Epic Novel Set Amidst War’s Brutality
About a third into The Rhythm of Memory (Berkeley) Alyson Richman brings together two principals from separate worlds, both with tragic back-stories. Such is Richman’s skill that she keeps the two—Salomé Herrera, the beautiful wife of a Chilean movie star Octavio Ribeiro, and Dr. Samuel Rudin, a French born psychiatrist, a Jew who specializes in trying to heal survivors of wartime atrocities—at the center of a narrative that swirls around and beyond them over the span of some 30 years. Linking all the characters in the book is the theme of the promise of love to triumph over the horrendous facts of forced exile and torture.
Richman, who lives on Long Island, creates a rich, multicultural landscape that will particularly fascinate and inform readers unfamiliar with or forgetful of the brutalities of the Pinochet regime, its horrific 17-year rule of Chile and its sickening legacy of The Disappeared. At the heart of the narrative is a love story. Octavio and Salomé meet when they are both young, innocent and idealistic—he’s a student of poetry at the university; she is from an upper class family and living in a convent. He secretly woos her with poetry that he copies out— mainly of Pablo Neruda—and inserts in oranges in a grove she goes to every day. They marry, though her parents are not pleased by Octavio’s lack of career prospects, but she’s pregnant and they are deeply in love. By chance, one day, the handsome and photogenic Octavio is spotted by a talent scout, and, Lo! He becomes a much admired and wealthy film star. They have a beautiful home and three lovely children. He’s bored, however, feeling he’s not using his full talents or intelligence.
And then one morning in February 1970, Pablo Neruda, “the great poet himself,” arrives at Octavio’s door, “a long black cape shrouding his massive form, a fedora casting a slight shadow over his heavy-hooded eyes.” He explains to the shocked, adulatory but apolitical Octavio that his services are desired as a speech coach for Salvador Allende who once more is running for president. Allende, a doctor and lawyer by training, is no intuitive politician, Neruda points out, but does recognize the importance of image, the power of television and the need for someone to help him conduct an effective campaign. Who better than Chile’s famous movie star? Reluctant at first, Octavio is eventually won over—in more senses than one: Allende and socialist democracy will become his calling, his passion. The training takes, and Allende wins the election.
Salomé, who shares Octavio’s sentiments, is nonetheless fearful that rising opposition, culminating in the 1973 coup led by Commander of the Army, General Augusto Pinochet, will mean trouble for their family because of her husband’s dedication to Allende. “Nothing can change what we already have,” Octavio tells her. Is he ever wrong! What ensues is savage.
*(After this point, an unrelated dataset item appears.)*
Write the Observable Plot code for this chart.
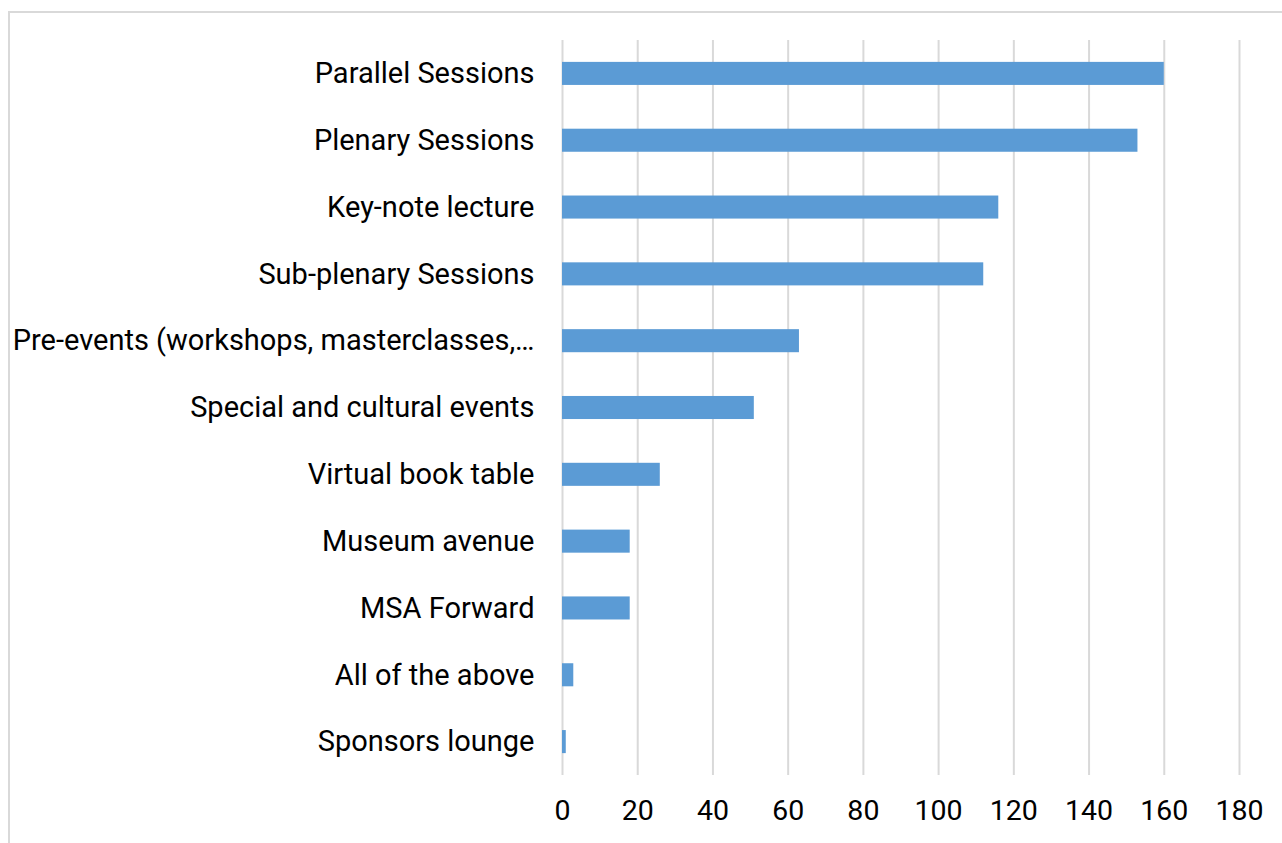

For her, for him, for the country.
The novel begins with a prologue, set in Santiago in 1974: “She awakened to the sound of birds singing, the morning mist rising above the tall grasses from where she now lay.” It’s not an idyllic scene, however, she’s lying where “they” tossed her after two months of imprisonment. Chapter One then starts, 23 years later, in Vesteras, Sweden, but memories will guide the narrative back and forth in time and in different countries. Events hew closely to real life, including Allende’s death at La Mondea Palace, September 1973. Did the president sacrifice himself at the end or was he assassinated (debate continues to this day). The answer doesn’t matter to the tale— Allende is dead, Pinochet is in power, and woe to those who supported the former leader and won’t recant. (Pincohet died in 2006 at the age of 91 “from natural causes,” too ill to come before a war crimes tribunal.)
Among the questions this absorbing novel prompts is this: How does one go on after the Holocaust (Dr. Rudin’s mother could not) or after disfiguring torture? Another question is explicit: “Should a man make love differently to a woman after she has been abused? Should he hold her differently—more gently—to keep her from breaking?” And what of that often-repeated comment of Theodore Adorno who said that after Auschwitz, poetry could no longer be written and to do so would be barbaric? Readers may recall Adorno when they get to the end of The Rhythm of Memory and reflect on Octavio’s heartbreaking question to himself in regard to the woman he still deeply loves: do people reach a place in their lives “that was now beyond poetry, beyond art and beauty?”
The Rhythm of Memory will surely compel sustained reading, though I’m not sure that the title is an improvement on “Swedish Tango” which is what the book was called when it appeared in hardcover.